### Data supplied
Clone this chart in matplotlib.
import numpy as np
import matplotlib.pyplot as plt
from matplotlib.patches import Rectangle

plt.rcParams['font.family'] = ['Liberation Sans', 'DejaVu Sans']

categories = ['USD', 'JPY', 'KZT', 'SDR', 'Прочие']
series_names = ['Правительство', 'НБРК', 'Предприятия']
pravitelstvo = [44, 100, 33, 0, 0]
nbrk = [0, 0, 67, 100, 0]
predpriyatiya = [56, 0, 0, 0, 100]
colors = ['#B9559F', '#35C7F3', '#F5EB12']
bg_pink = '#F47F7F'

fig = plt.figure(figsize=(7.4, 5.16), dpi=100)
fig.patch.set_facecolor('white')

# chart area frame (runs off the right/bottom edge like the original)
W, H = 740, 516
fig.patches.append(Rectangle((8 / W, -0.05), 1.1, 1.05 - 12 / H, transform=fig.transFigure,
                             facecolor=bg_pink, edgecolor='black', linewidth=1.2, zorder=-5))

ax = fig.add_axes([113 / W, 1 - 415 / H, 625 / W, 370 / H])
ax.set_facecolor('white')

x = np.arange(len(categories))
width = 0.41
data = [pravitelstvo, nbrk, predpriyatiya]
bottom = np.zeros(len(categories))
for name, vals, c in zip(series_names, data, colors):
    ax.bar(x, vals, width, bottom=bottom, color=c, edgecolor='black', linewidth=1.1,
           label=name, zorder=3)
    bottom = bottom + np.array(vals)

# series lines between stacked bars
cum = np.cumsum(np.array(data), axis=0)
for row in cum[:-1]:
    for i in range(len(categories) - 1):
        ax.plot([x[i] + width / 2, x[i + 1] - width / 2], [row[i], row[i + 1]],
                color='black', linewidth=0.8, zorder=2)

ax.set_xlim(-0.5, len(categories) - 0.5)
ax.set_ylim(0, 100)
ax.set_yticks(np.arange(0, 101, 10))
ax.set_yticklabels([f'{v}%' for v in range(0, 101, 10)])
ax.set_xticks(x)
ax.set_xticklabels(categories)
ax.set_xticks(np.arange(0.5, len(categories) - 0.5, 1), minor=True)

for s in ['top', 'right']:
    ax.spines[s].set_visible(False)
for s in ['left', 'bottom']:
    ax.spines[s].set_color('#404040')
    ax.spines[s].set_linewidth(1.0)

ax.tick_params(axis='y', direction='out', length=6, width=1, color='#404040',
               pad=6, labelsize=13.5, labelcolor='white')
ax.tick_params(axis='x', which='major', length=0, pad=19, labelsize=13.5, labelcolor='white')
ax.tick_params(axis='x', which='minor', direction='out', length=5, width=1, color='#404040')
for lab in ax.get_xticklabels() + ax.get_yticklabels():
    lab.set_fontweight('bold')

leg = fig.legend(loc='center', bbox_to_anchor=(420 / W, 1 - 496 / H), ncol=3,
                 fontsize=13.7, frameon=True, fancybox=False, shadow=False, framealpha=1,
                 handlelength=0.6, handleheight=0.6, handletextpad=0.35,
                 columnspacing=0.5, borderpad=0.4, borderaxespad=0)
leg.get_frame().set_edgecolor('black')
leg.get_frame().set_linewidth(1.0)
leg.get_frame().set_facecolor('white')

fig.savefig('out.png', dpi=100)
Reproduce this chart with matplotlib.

### To do
Without leaving anything out, give the entries again exactly.

### Worked answer
Clone this chart in matplotlib.
import numpy as np
import matplotlib.pyplot as plt
from matplotlib.patches import Rectangle

plt.rcParams['font.family'] = ['Liberation Sans', 'DejaVu Sans']

categories = ['USD', 'JPY', 'KZT', 'SDR', 'Прочие']
series_names = ['Правительство', 'НБРК', 'Предприятия']
pravitelstvo = [44, 100, 33, 0, 0]
nbrk = [0, 0, 67, 100, 0]
predpriyatiya = [56, 0, 0, 0, 100]
colors = ['#B9559F', '#35C7F3', '#F5EB12']
bg_pink = '#F47F7F'

fig = plt.figure(figsize=(7.4, 5.16), dpi=100)
fig.patch.set_facecolor('white')

# chart area frame (runs off the right/bottom edge like the original)
W, H = 740, 516
fig.patches.append(Rectangle((8 / W, -0.05), 1.1, 1.05 - 12 / H, transform=fig.transFigure,
                             facecolor=bg_pink, edgecolor='black', linewidth=1.2, zorder=-5))

ax = fig.add_axes([113 / W, 1 - 415 / H, 625 / W, 370 / H])
ax.set_facecolor('white')

x = np.arange(len(categories))
width = 0.41
data = [pravitelstvo, nbrk, predpriyatiya]
bottom = np.zeros(len(categories))
for name, vals, c in zip(series_names, data, colors):
    ax.bar(x, vals, width, bottom=bottom, color=c, edgecolor='black', linewidth=1.1,
           label=name, zorder=3)
    bottom = bottom + np.array(vals)

# series lines between stacked bars
cum = np.cumsum(np.array(data), axis=0)
for row in cum[:-1]:
    for i in range(len(categories) - 1):
        ax.plot([x[i] + width / 2, x[i + 1] - width / 2], [row[i], row[i + 1]],
                color='black', linewidth=0.8, zorder=2)

ax.set_xlim(-0.5, len(categories) - 0.5)
ax.set_ylim(0, 100)
ax.set_yticks(np.arange(0, 101, 10))
ax.set_yticklabels([f'{v}%' for v in range(0, 101, 10)])
ax.set_xticks(x)
ax.set_xticklabels(categories)
ax.set_xticks(np.arange(0.5, len(categories) - 0.5, 1), minor=True)

for s in ['top', 'right']:
    ax.spines[s].set_visible(False)
for s in ['left', 'bottom']:
    ax.spines[s].set_color('#404040')
    ax.spines[s].set_linewidth(1.0)

ax.tick_params(axis='y', direction='out', length=6, width=1, color='#404040',
               pad=6, labelsize=13.5, labelcolor='white')
ax.tick_params(axis='x', which='major', length=0, pad=19, labelsize=13.5, labelcolor='white')
ax.tick_params(axis='x', which='minor', direction='out', length=5, width=1, color='#404040')
for lab in ax.get_xticklabels() + ax.get_yticklabels():
    lab.set_fontweight('bold')

leg = fig.legend(loc='center', bbox_to_anchor=(420 / W, 1 - 496 / H), ncol=3,
                 fontsize=13.7, frameon=True, fancybox=False, shadow=False, framealpha=1,
                 handlelength=0.6, handleheight=0.6, handletextpad=0.35,
                 columnspacing=0.5, borderpad=0.4, borderaxespad=0)
leg.get_frame().set_edgecolor('black')
leg.get_frame().set_linewidth(1.0)
leg.get_frame().set_facecolor('white')

fig.savefig('out.png', dpi=100)
Reproduce this chart with matplotlib.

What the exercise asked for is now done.